Reprinted from The Jerusalem Post
By RICHARD SHAVEI-TZION (My wife Jill’s cousin)
1 January 2015
Remembrance and Renewal
Over the past decade, the city of Berlin has made huge efforts to commemorate the Jewish community and its great social and cultural achievements before the Nazis obliterated this vibrant society. One such project is the annual Lewandowski Choral Festival. It was with great emotion that I received confirmation that our choir had been selected to participate in this significant event, and to sing “ Zacharti Lach ” at the closing concert.
For a number of our choristers, some of whose close relatives were murdered by the Nazis, the idea of participating in a cultural event in Germany was an anathema. However, after a number of intense discussions, many of these choristers came to the understanding that a Jewish choir from sovereign Jerusalem performing Lewandowski’s music in the heart of Berlin represented both a victory and a Kiddush Hashem (sanctification of God’s name).
More than anything, I believed we would be renewing the life force of our great culture in the heart of the society which tried, with great savagery, to snuff it out.
We joined six other ensembles from around the world for academic lectures, performances and a tour of the city that included the Jewish cemetery, which contains 150,000 graves. And as snow gently drifted across this vast place of commemoration, 150 choristers from Europe, Africa and Asia surrounded Lewandowski’s grave and sung his compositions, which resonate to this day.
The closing concert featuring all of the choirs was, by design, coincidence or cosmically bashert, scheduled for the afternoon of 10 Tevet. This concert did not take place at the Neue Synagogue, where Lewandowski served as choir master.
That 3,000-seat building was set ablaze on Kristallnacht in 1938 and although partly restored, was extensively damaged in the bombing of Berlin by the Allied forces in 1943. Rather, it took place at the magnificent Rykestrasse Synagogue – built in 1903, gutted on Kristallnacht and restored after the war – Germany’s largest synagogue at present.
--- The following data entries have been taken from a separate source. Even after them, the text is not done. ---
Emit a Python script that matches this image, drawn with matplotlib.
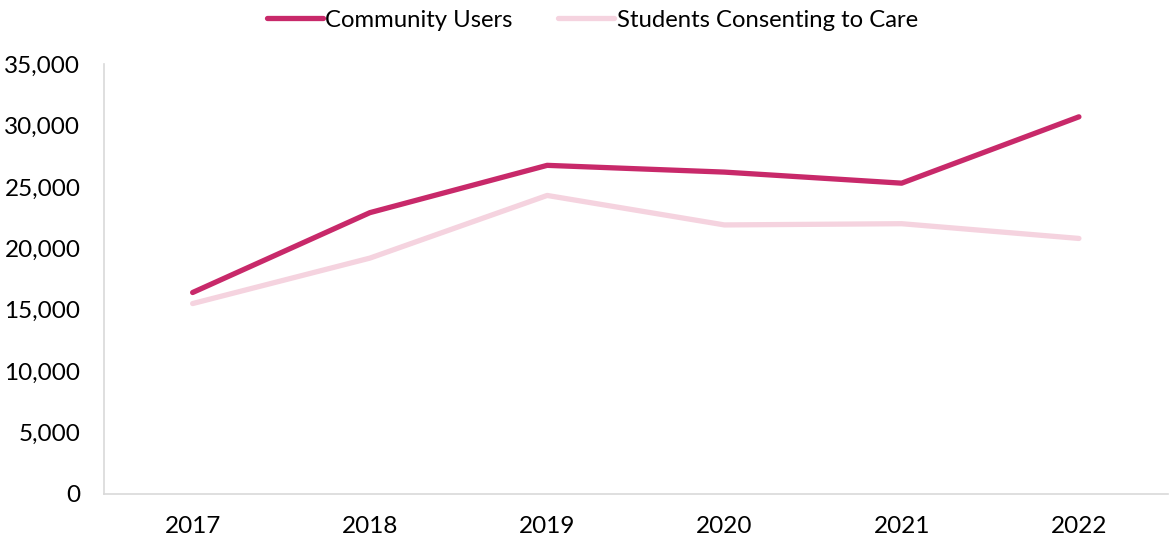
import matplotlib.pyplot as plt
from matplotlib.ticker import FuncFormatter

plt.rcParams['font.family'] = ['Lato', 'DejaVu Sans']

# Chart data
years = ["2017", "2018", "2019", "2020", "2021", "2022"]
community_users = [16400, 22900, 26750, 26200, 25300, 30700]
students_consenting = [15500, 19200, 24300, 21900, 22000, 20800]

fig = plt.figure(figsize=(11.7, 5.4), dpi=100)
ax = fig.add_axes([0.0889, 0.0852, 0.909, 0.7963])

x = range(len(years))
ax.plot(x, community_users, color="#C8296A", lw=3.8, solid_capstyle="round",
        solid_joinstyle="round", label="Community Users")
ax.plot(x, students_consenting, color="#F5D3DF", lw=3.8, solid_capstyle="round",
        solid_joinstyle="round", label="Students Consenting to Care")

ax.set_xlim(-0.5, len(years) - 0.5)
ax.set_ylim(0, 35000)
ax.set_yticks(range(0, 35001, 5000))
ax.yaxis.set_major_formatter(FuncFormatter(lambda v, p: f"{int(v):,}"))
ax.set_xticks(list(x))
ax.set_xticklabels(years)

for s in ["top", "right"]:
    ax.spines[s].set_visible(False)
ax.spines["left"].set_color("#D9D9D9")
ax.spines["bottom"].set_color("#D9D9D9")
ax.spines["left"].set_linewidth(1.2)
ax.spines["bottom"].set_linewidth(1.2)
ax.tick_params(axis="both", length=0, labelsize=17.5, colors="black")
ax.tick_params(axis="y", pad=17)
ax.tick_params(axis="x", pad=16)

ax.legend(loc="upper center", bbox_to_anchor=(0.459, 1.16), ncol=2, frameon=False,
          fontsize=17.2, handlelength=2.35, handletextpad=0.1, columnspacing=1.9,
          borderaxespad=0.2)

plt.savefig("out.png")
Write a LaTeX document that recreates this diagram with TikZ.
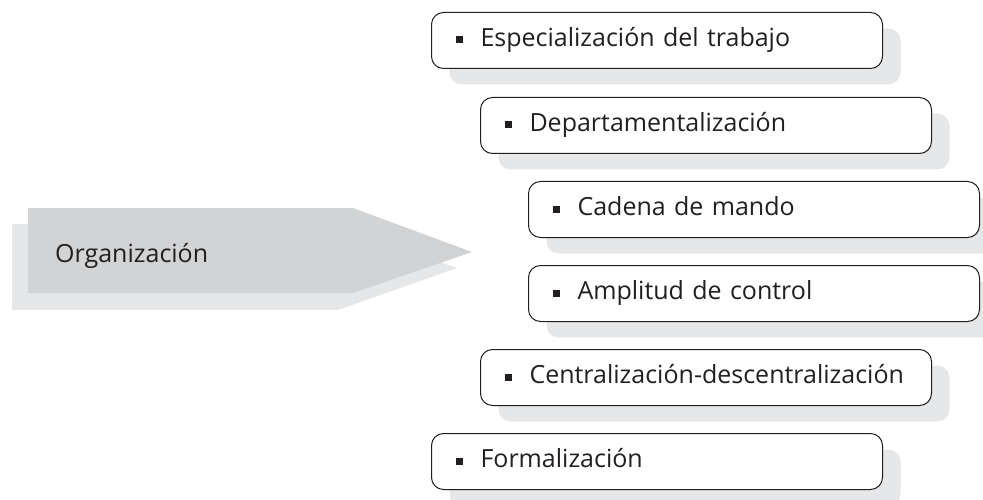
\documentclass[tikz,border=0pt]{standalone}
\usepackage{fontspec}
\setmainfont{Open Sans}
\usetikzlibrary{shadows}

\definecolor{arrowgray}{HTML}{D1D3D4}
\definecolor{shadegray}{HTML}{E6E7E8}
\definecolor{inkgray}{HTML}{231F20}

\tikzset{
  itembox/.style={draw=inkgray, line width=1pt, rounded corners=12pt, fill=white,
    anchor=north west, minimum width=451pt, minimum height=56pt,
    text width=403pt, inner xsep=24pt, inner ysep=0pt, align=left,
    text height=16pt, text depth=4pt, text=inkgray,
    general shadow={fill=shadegray, shadow xshift=18pt, shadow yshift=-16pt}},
}
\newcommand{\bul}{\rule[3pt]{7pt}{7pt}\hspace{18pt}}

\begin{document}
\begin{tikzpicture}[x=1pt, y=-1pt, font=\fontsize{25}{29}\selectfont]
            \clip (0,0) rectangle (983,500);
            % flecha
            \fill[shadegray] (12,224) -- (338,224) -- (457,268) -- (338,310) -- (12,310) -- cycle;
            \fill[arrowgray] (28,208) -- (353,208) -- (472,252) -- (353,293) -- (28,293) -- cycle;
            \node[anchor=base west, inner sep=0pt, text=inkgray] (org) at (55,262) {Organización};
            % elementos
            \node[itembox] (esp) at (431,12) {\bul Especialización del trabajo};
            \node[itembox] (dep) at (480,97) {\bul Departamentalización};
            \node[itembox] (cad) at (528,181) {\bul Cadena de mando};
            \node[itembox] (amp) at (528,265) {\bul Amplitud de control};
            \node[itembox] (cen) at (480,349) {\bul Centralización-descentralización};
            \node[itembox] (for) at (431,433) {\bul Formalización};
        \end{tikzpicture}
\end{document}
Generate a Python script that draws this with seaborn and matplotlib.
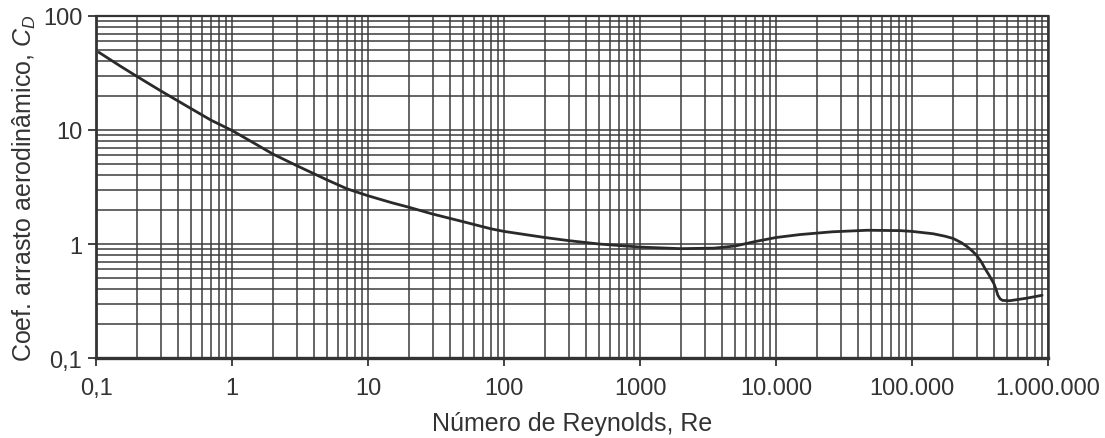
import matplotlib
matplotlib.use("Agg")
import matplotlib.pyplot as plt
import seaborn as sns
import pandas as pd

# ─── Data ─────────────────────────────────────────────────────────────────────

reynolds = [0.105, 0.15, 0.2, 0.3, 0.4, 0.5, 0.7, 1, 1.5, 2, 3, 5, 7, 10, 15,
            20, 30, 50, 80, 100, 200, 300, 500, 1000, 2000, 3500, 5000, 7000,
            10000, 15000, 26000, 47000, 82000, 100000, 143000, 175000, 200000,
            230000, 254000, 280000, 300000, 325000, 344000, 370000, 400000,
            415000, 428000, 445000, 464000, 522000, 700000, 905000]
drag_coef = [48, 36.5, 29.5, 22, 18, 15.4, 12.2, 9.9, 7.5, 6.15, 4.86, 3.65,
             3.05, 2.65, 2.3, 2.1, 1.83, 1.57, 1.36, 1.29, 1.14, 1.07, 1.0,
             0.94, 0.91, 0.92, 0.96, 1.05, 1.14, 1.21, 1.28, 1.32, 1.31, 1.29,
             1.23, 1.17, 1.12, 1.03, 0.95, 0.86, 0.79, 0.69, 0.61, 0.53, 0.45,
             0.40, 0.355, 0.33, 0.32, 0.318, 0.335, 0.355]

x_ticks = [0.1, 1, 10, 100, 1000, 10000, 100000, 1000000]
x_tick_labels = ["0,1", "1", "10", "100", "1000", "10.000", "100.000", "1.000.000"]
y_ticks = [0.1, 1, 10, 100]
y_tick_labels = ["0,1", "1", "10", "100"]

# ─── Style ────────────────────────────────────────────────────────────────────

sns.set_theme(style="ticks")
plt.rcParams["font.family"] = ["Liberation Sans", "DejaVu Sans"]
plt.rcParams["mathtext.fontset"] = "custom"
plt.rcParams["mathtext.it"] = "Liberation Sans:italic"
plt.rcParams["mathtext.rm"] = "Liberation Sans"

ink = "#333333"
df = pd.DataFrame({"Re": reynolds, "CD": drag_coef})

fig = plt.figure(figsize=(11.05, 4.39), dpi=100)
ax = fig.add_axes([0.0869, 0.1822, 0.8615, 0.7791])

sns.lineplot(data=df, x="Re", y="CD", estimator=None, sort=False,
             color="#2a2a2a", linewidth=2.0, ax=ax)

ax.set_xscale("log")
ax.set_yscale("log")
ax.set_xlim(0.1, 1e6)
ax.set_ylim(0.1, 100)

ax.set_xticks(x_ticks)
ax.set_xticklabels(x_tick_labels)
ax.set_yticks(y_ticks)
ax.set_yticklabels(y_tick_labels)

ax.grid(which="both", color="#3c3c3c", linewidth=1.1)
ax.set_axisbelow(True)
ax.tick_params(which="major", length=6, width=1.3, color=ink,
               labelsize=17, labelcolor=ink, pad=4)
ax.tick_params(axis="x", which="major", pad=8)
ax.tick_params(which="minor", length=0)

for side, lw in [("left", 2.0), ("bottom", 2.4), ("top", 1.6), ("right", 1.8)]:
    ax.spines[side].set_visible(True)
    ax.spines[side].set_linewidth(lw)
    ax.spines[side].set_color(ink)

ax.set_xlabel("Número de Reynolds, Re", fontsize=18, color=ink)
ax.set_ylabel("Coef. arrasto aerodinâmico, $C_D$", fontsize=18, color=ink)
ax.xaxis.set_label_coords(0.5, -0.155)
ax.yaxis.set_label_coords(-0.061, 0.5)

fig.savefig("out.png", dpi=100)
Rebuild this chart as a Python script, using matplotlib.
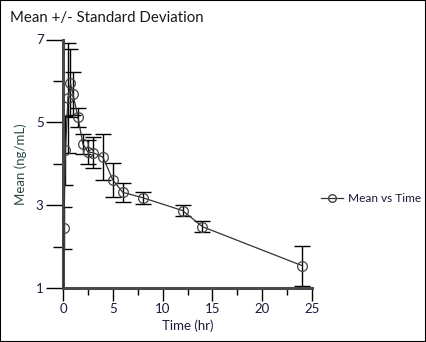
import matplotlib
matplotlib.use("Agg")
import matplotlib.pyplot as plt
from matplotlib.lines import Line2D
from matplotlib.patches import Rectangle
from matplotlib.ticker import FixedLocator

time_hr = [0, 0.083, 0.25, 0.5, 0.75, 1, 1.5, 2, 2.5, 3, 4, 5, 6, 8, 12, 14, 24]
mean_conc = [0, 2.45, 4.32, 5.59, 5.94, 5.69, 5.12, 4.48, 4.28, 4.27, 4.16, 3.61, 3.31, 3.18, 2.87, 2.48, 1.54]
sd_conc = [0, 0.5, 0.83, 1.33, 0.82, 0.52, 0.23, 0.25, 0.29, 0.38, 0.55, 0.41, 0.23, 0.14, 0.13, 0.13, 0.48]

x_major = [0, 5, 10, 15, 20, 25]
x_minor = [2.5, 7.5, 12.5, 17.5, 22.5]
y_major = [1, 3, 5, 7]
y_minor = [2, 4, 6]

title = "Mean +/- Standard Deviation"
xlabel = "Time (hr)"
ylabel = "Mean (ng/mL)"
series_label = "Mean vs Time"

plt.rcParams['font.family'] = ['Lato', 'DejaVu Sans']
fig = plt.figure(figsize=(4.26, 3.42), dpi=100)
ax = fig.add_axes([63/426, 1-288/342, (312-63)/426, (288-39.5)/342])

ax.errorbar(time_hr, mean_conc, yerr=sd_conc, fmt='none', ecolor='black',
            elinewidth=1.0, capsize=5.7, capthick=1.0, zorder=2)
ax.plot(time_hr, mean_conc, color='#333333', lw=0.9, marker='o', markersize=7,
        markerfacecolor='none', markeredgecolor='#444444', markeredgewidth=0.9, zorder=3)

ax.set_xlim(0, 25)
ax.set_ylim(1, 7)
ax.xaxis.set_major_locator(FixedLocator(x_major))
ax.xaxis.set_minor_locator(FixedLocator(x_minor))
ax.yaxis.set_major_locator(FixedLocator(y_major))
ax.yaxis.set_minor_locator(FixedLocator(y_minor))
ax.tick_params(axis='x', which='major', length=9, width=1, color='black', labelsize=9.5, labelcolor='#1a1a3a', pad=2)
ax.tick_params(axis='x', which='minor', length=5, width=1, color='black')
ax.tick_params(axis='y', which='major', length=12, width=1, color='black', labelsize=9.5, labelcolor='#1a1a3a', pad=2)
ax.tick_params(axis='y', which='minor', length=7, width=1, color='black')
for s in ['top', 'right']:
    ax.spines[s].set_visible(False)
for s in ['left', 'bottom']:
    ax.spines[s].set_linewidth(2.2)
    ax.spines[s].set_color('#4a4a4a')

ax.set_xlabel(xlabel, fontsize=9.5, color='#1a1a3a', labelpad=3)
ax.set_ylabel(ylabel, fontsize=9.5, color='#2a4a4a', labelpad=6)

handle = Line2D([], [], color='#333333', lw=0.9, marker='o', markersize=5.5,
                markerfacecolor='none', markeredgecolor='#444444')
fig.legend([handle], [series_label], loc='center left', bbox_to_anchor=(316/426, 1-199/342),
           frameon=False, fontsize=8.6, handlelength=1.9, handletextpad=0.35, labelcolor='#1a1a3a',
           borderpad=0.2, borderaxespad=0.2)

fig.text(10/426, 1-18/342, title, fontsize=10.8, ha='left', va='center', color='#1a1a1a')
fig.patches.append(Rectangle((0, 0), 1, 1, transform=fig.transFigure, fill=False,
                             edgecolor='black', lw=1.5))

fig.savefig("out.png", dpi=100)
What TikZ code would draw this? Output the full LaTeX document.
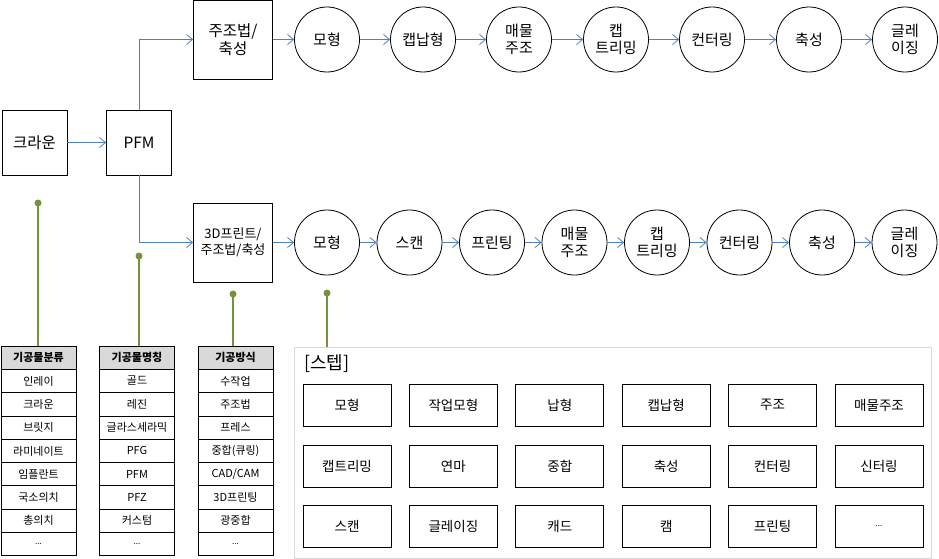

On the way to the synagogue on a gloomy Berlin afternoon, we passed the sprawling Holocaust Memorial consisting of some 2,700 drab, featureless concrete blocks of varying heights in neat rows, symbolizing the bleak fate of the victims. I pointed out the significance of our presence especially on that day of remembrance, and asked our choristers to elevate their singing for those whose voices were snuffed out by the Nazis.
We walked up the steps of the ornate stone bima, flanked by two gilded menorahs and backed by an arched ark framed with filigree and marble pillars.
And it occurred to me that “ Zacharti Lach, ” this glorious mid-19th century tune, had found its way to England, from there to South Africa, then to Israel, and now we were about to sing it here in Berlin – where it had been created.
As we lifted our voices on that late December night in the elegant synagogue packed with 1,200 people, Jews and gentiles, to chant the soulful, poignant melody, I thought I heard the echo of a haunted past. But more than that, I felt the force of those of our people whose indomitable inspiration and spirit lives on in our music.